Pushed pipeline will probably be a large consistent portion of opportunities exiting each month. If you look at pipeline by segment, you might notice that smaller segments may have less pushed pipeline, while larger segments generally have more.

Closed lost

This is when the last closed date is in month but the opportunity amount at the closed date is lost. Ideally this stays small and consistent over time and hopefully decreases as your reps get better and better at working the pipeline. 

Closed lost

Closed won

These are the scenarios to celebrate. It’s when the last close date is in the month and the opportunity is successfully closed, so you can factor in the opportunity amount at the close date. Ideally, this is always increasing.

Closed Won

 Open

Depending on when you’re looking at this pipeline movement chart – if it’s the beginning of the month then most of your pipeline will still be open. If it’s at the end of the month, most of your pipeline will be closed.

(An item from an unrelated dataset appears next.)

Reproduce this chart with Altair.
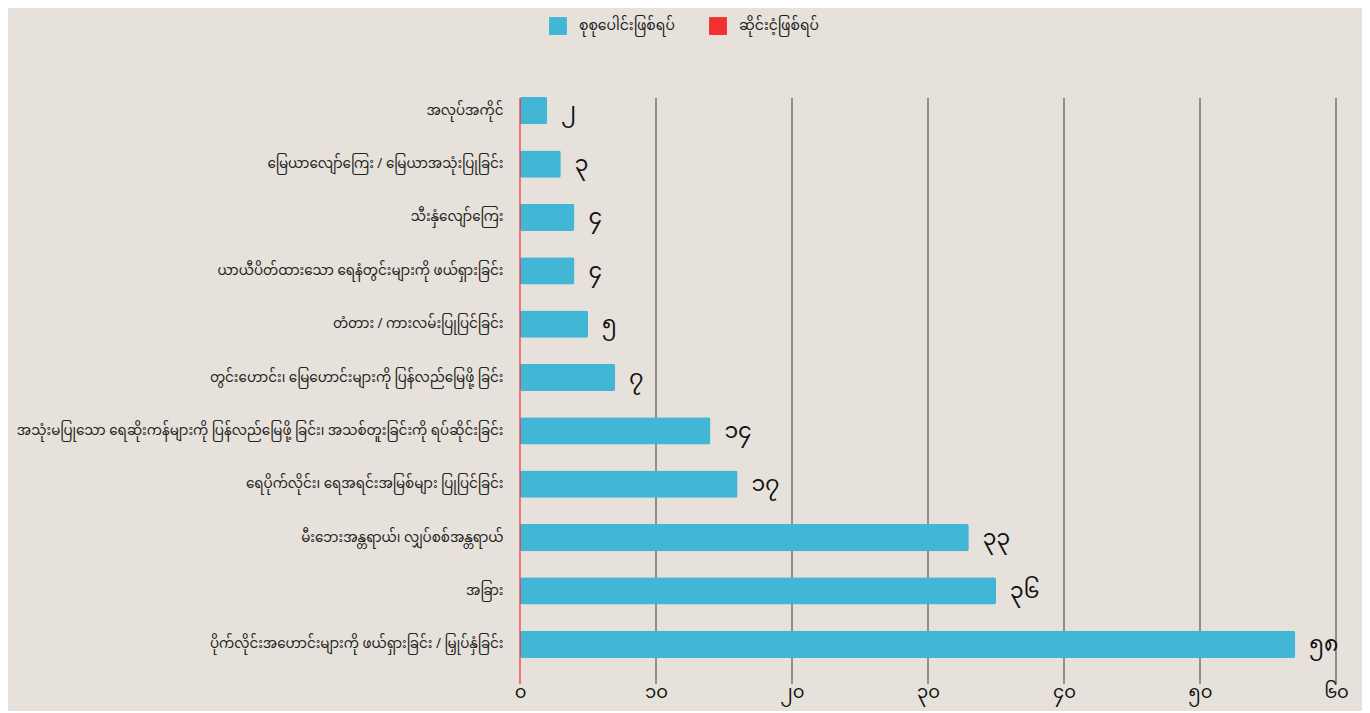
import altair as alt
import pandas as pd

categories = [
    "အလုပ်အကိုင်",
    "မြေယာလျော်ကြေး / မြေယာအသုံးပြုခြင်း",
    "သီးနှံလျော်ကြေး",
    "ယာယီပိတ်ထားသော ရေနံတွင်းများကို ဖယ်ရှားခြင်း",
    "တံတား / ကားလမ်းပြုပြင်ခြင်း",
    "တွင်းဟောင်း၊ မြေဟောင်းများကို ပြန်လည်မြေဖို့ ခြင်း",
    "အသုံးမပြုသော ရေဆိုးကန်များကို ပြန်လည်မြေဖို့ ခြင်း၊ အသစ်တူးခြင်းကို ရပ်ဆိုင်းခြင်း",
    "ရေပိုက်လိုင်း၊ ရေအရင်းအမြစ်များ ပြုပြင်ခြင်း",
    "မီးဘေးအန္တရာယ်၊ လျှပ်စစ်အန္တရာယ်",
    "အခြား",
    "ပိုက်လိုင်းအဟောင်းများကို ဖယ်ရှားခြင်း / မြှုပ်နှံခြင်း",
]
# bar lengths as drawn in the picture
bar_values = [2, 3, 4, 4, 5, 7, 14, 16, 33, 35, 57]
# numbers printed beside the bars
label_values = [2, 3, 4, 4, 5, 7, 14, 17, 33, 36, 58]
x_ticks = [0, 10, 20, 30, 40, 50, 60]
series_names = ["စုစုပေါင်းဖြစ်ရပ်", "ဆိုင်းငံ့ဖြစ်ရပ်"]
series_colors = ["#41b6d5", "#f2302f"]

MY_DIGITS = "၀၁၂၃၄၅၆၇၈၉"


def to_my(n):
    return "".join(MY_DIGITS[int(c)] for c in str(n))


tick_labels = [to_my(t) for t in x_ticks]

FONT = "Noto Sans Myanmar, Padauk, Myanmar Text, Noto Sans, sans-serif"

W, H = 816, 587

bars_df = pd.DataFrame({
    "cat": categories,
    "value": bar_values,
    "label": [to_my(v) for v in label_values],
    "series": series_names[0],
})
grid_df = pd.DataFrame({"x": x_ticks[1:]})
zero_df = pd.DataFrame({"x": [0], "series": [series_names[1]]})

x_scale = alt.Scale(domain=[0, 60], nice=False)
y_enc = alt.Y("cat:N", sort=categories, title=None,
              scale=alt.Scale(paddingInner=0.49, paddingOuter=0.245),
              axis=alt.Axis(ticks=False, domain=False, labelFont=FONT,
                            labelFontSize=13.5, labelColor="#222222",
                            labelPadding=17, labelLimit=600))
color_scale = alt.Scale(domain=series_names, range=series_colors)

grid = alt.Chart(grid_df).mark_rule(color="#3a3a3a", strokeWidth=1).encode(
    x=alt.X("x:Q", scale=x_scale),
    y=alt.value(14),
    y2=alt.value(H + 13),
)

bars = alt.Chart(bars_df).mark_bar(cornerRadius=2).encode(
    x=alt.X("value:Q", scale=x_scale, title=None,
            axis=alt.Axis(values=x_ticks, grid=False, ticks=False, domain=False,
                          labelFont=FONT, labelFontSize=18, labelColor="#111111",
                          labelPadding=12, labelFlush=False, labelOverlap=False,
                          labelExpr="[" + ",".join("'%s'" % t for t in tick_labels) + "][round(datum.value/10)]")),
    y=y_enc,
    color=alt.Color("series:N", scale=color_scale, title=None,
                    legend=alt.Legend(orient="none", direction="horizontal",
                                      legendX=29, legendY=-67,
                                      symbolType="square", symbolSize=320,
                                      symbolStrokeWidth=0, labelFont=FONT,
                                      labelFontSize=14, labelColor="#222222",
                                      labelOffset=12, columnPadding=34)),
)

text = alt.Chart(bars_df).mark_text(align="left", baseline="middle", dx=14,
                                    fontSize=22, font=FONT, color="#111111").encode(
    x=alt.X("value:Q", scale=x_scale),
    y=alt.Y("cat:N", sort=categories),
    text="label:N",
)

zero = alt.Chart(zero_df).mark_rule(strokeWidth=1.2).encode(
    x=alt.X("x:Q", scale=x_scale),
    y=alt.value(14),
    y2=alt.value(H + 13),
    color=alt.Color("series:N", scale=color_scale),
)

chart = alt.layer(grid, bars, text, zero).properties(
    width=W, height=H,
    background="#e6e2db",
    padding={"left": 512, "top": 76, "right": 26, "bottom": 40},
    autosize=alt.AutoSizeParams(type="none"),
).configure_view(stroke=None)

chart.save("out.html", embed_options={"renderer": "svg", "actions": False})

This will never be completely zero because reps are always working their pipeline up until the last second and may not move out the close date.

Open

This data model is dependent on the daily snapshot of opportunities. Here’s one example to show how we categorize these messy changes and simplify them. This opportunity that starts at $1000, gets pushed the next month, decreases, gets pulled, gets pushed again, and increases again after it gets pushed.

Example

So what we care about here is the sum of the decrease and the increase, and then the final push, as well as the start. So we have a start of $1000. The sum of the increases and decreases equals $1000 so that is the increase. And then it gets pushed after increases, so we count the value of the push as a value of the opportunity when it left this month. 

We do not count the final increase. Why? Because we need every single opp to net out to zero by the end of the month. This opp increased by $1,000 and it finally got pushed at the end of the month. 

There’s a lot of discussion here about what’s included and what’s omitted in this type of analysis. One of the values for sales leaders of working in partnership with data analysts, is that it allows better management of the sales team and how they manage their pipeline. Furthermore, the data analysts can identify changes that are occurring and behavior that might now not be beneficial. With this information, sales managers can engage with their reps and the customer engagement team to mitigate some of that behavior. So even just as a side benefit, this provides huge value from the analysis. 

And what’s great is that it’s possible to continually add information that’s found to be valuable. If your data analyst has a hypothesis, you can dig into the data, model it out and then see how it plays out in the real world. So the flexibility and the ability to iterate on this information makes it a more and more powerful tool.